Porém, não esqueçamos que 2006 já desponta no horizonte e de cara, no início desse ano, meu tio (pra mim, meu segundo pai e irmão mais velho) parte dessa vida levando boa parte das minhas boas recordações. Triste pra caramba... Dois meses depois, um dos meus grandes amigos, daqueles do 2º grau, tem a vida covardemente arracanda enquanto trabalhava, em plena luz do dia. Meu amigo entrou também para as tristes estatísticas do país. O ano não podia ser pior. Mas eis, que, contrariando toda lógica de 20 e poucos anos, o Colorado finalmente resolve se tornar um time "frisante", ou melhor, um time Guaraná Frisante Polar.

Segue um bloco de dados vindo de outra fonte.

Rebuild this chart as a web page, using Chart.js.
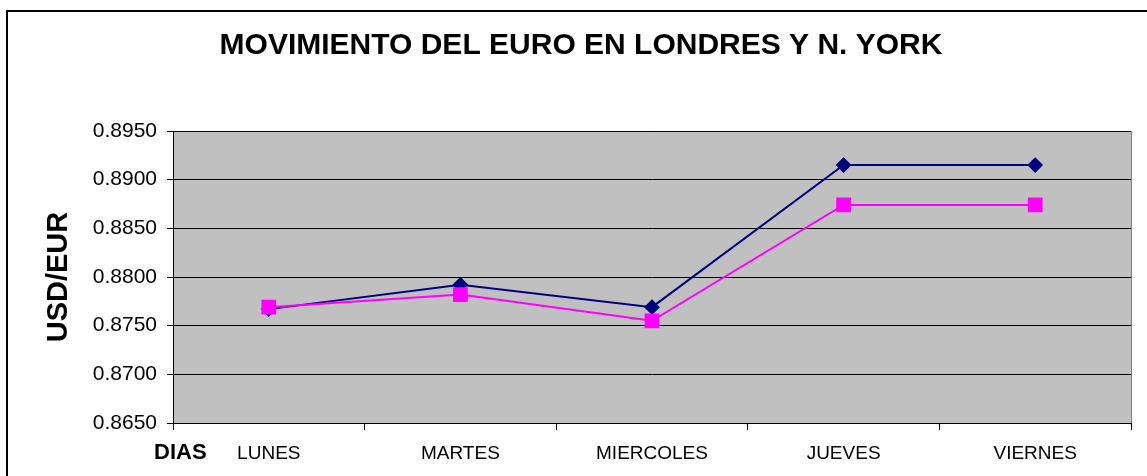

Finalmente o senhor tempo havia de estar se redimindo comigo. Finalmente, uma maneira de curar minhas feridas futebolísticas e trazer um pouco de alívio num ano trágico. Finalmente um Colorado senhor do seu tempo, senhor do Mundo. E eu, torcedor de um senhor clube de futebol, com um senhor orgulho no peito. Mais "frisante" que esse momento na vida de qualquer colorado impossível... Pois bem, não preciso ficar aqui ressaltando o quão frisante foi o ano de 2006 para os colorados.

Pois bem, o Guaraná Frisante Polar não existe mais e, para muitos, o Inter dos 70 foi muito mais "frisante" que o Inter de 2006. Muitas pessoas queridas da minha vida já se foram, mas meu irmão está com 26 anos e pra ele o Recreativo da Azenha é muito mais "frisante" que o Colorado, enfim... Para a minha avó gordinha, as coisas de 20 e poucos anos atrás eram muito mais frisantes, mas há 20 e poucos anos atrás ela já dizia o mesmo. Minha filha está com cinco anos e torce "frisantemente" para o Colorado e espero que ela tenha uma vida tão "frisante" quanto a minha. Uma pena que ela só não terá ele, o Guaraná Frisante Polar.